Sorbet on Fedora's future

Craig White craigwhite at azapple.com
Mon Mar 22 01:41:08 UTC 2010


On Sun, 2010-03-21 at 19:56 -0400, Marcel Rieux wrote:

> The BIG problem with open source is that developers are always right.
> Users must fill zany bug reports, RTFM, Google their way through
> thousands of pages of, sometimes dead wrong, technical mumbo jumbo.
> (Cf. my comments installing/removing Nvidia drivers.)  
----
no, users don't have to fill zany bug reports. Some of them can content
themselves by being entirely irrelevant on a user list.

The users that actually want things fixed will of course stop wasting
everyone's time and file bug reports.
----
> In OS X, the user is central: if he doesn't get it at first, there's a
> problem. Hence, results are not the same. OK, I'm not a developer, I'm
> bashing and act as if I was Steve Jobs. Well, to tell you the truth,
> I'd really like somebody to do Steve Jobs' job here. Otherwise, Linux
> certainly won't go where OS X and ChromeOS are headed. I can smell
> trash can odors.
----
ChromeOS is Linux - get a grip. It's just another specialized spin.

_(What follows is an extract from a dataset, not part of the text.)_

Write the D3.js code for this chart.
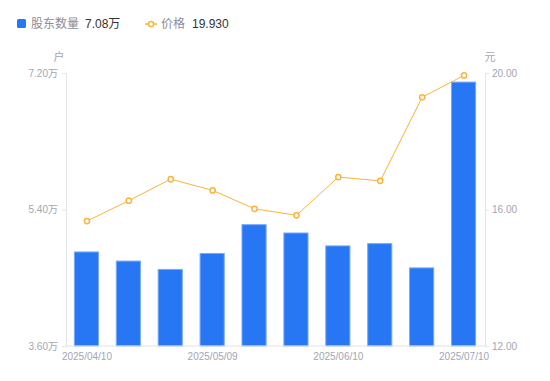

If you love OS X so much, buy a Macintosh and it's already included.

Linux and more specifically, open source is designed specifically to
prevent any one corporation or any one figurehead from having control.
----
> While I'm spending hours on end answering a bunch of brawlers, I know
> some Red Hat employees who say Red Hat doesn't know where it's headed.
> And it seems that, whatever happens, they won't try expressing their
> ideas. Is it that they seem to fear getting involved  or that they
> have a hard time outputting something coherent, I have no idea. (You
> know how geeks are: they pretend they must run everything, but can't
> come up with a plan. That's why Jobs does so good running Apple!)
----
It's clear that knowing absolutely nothing about what you are talking
about doesn't stop you from rendering an opinion.
----
> If I can write something about Red Hat's development in a new
> technological context, with the insight employees, administrators,
> whoever, have, it should be possible to go further. They don't have to
> disclose insiders secrets or suggest to fire some boss  on the spot.
> We're talking about starting a discussion. You know, evolving. Maybe
> they don't like my "aggressive" approach? Nothing stops them from
> starting another thread.
----
What do you actually know about Red Hat's development? Once again, it's
clear that knowing absolutely nothing about what you are talking about
doesn't stop you from rendering an opinion.
----
> The deafening silence I was talking about in another thread is not
> only deafening, it's frightening. I don't see how a company can be
> headed anywhere if it doesn't develop a vision together with its
> employees.
----
Deafening silence is merely whether to actually engage someone who has
an opinion on things that he knows so little about. It's about engaging
in what clearly is outside of the list's purpose. It's about engaging
with someone who thinks that they can participate in the development
process even though they don't write software, don't contribute
documentation, don't submit bug reports and don't contribute to the
overall effort in any way shape or form. Get a life.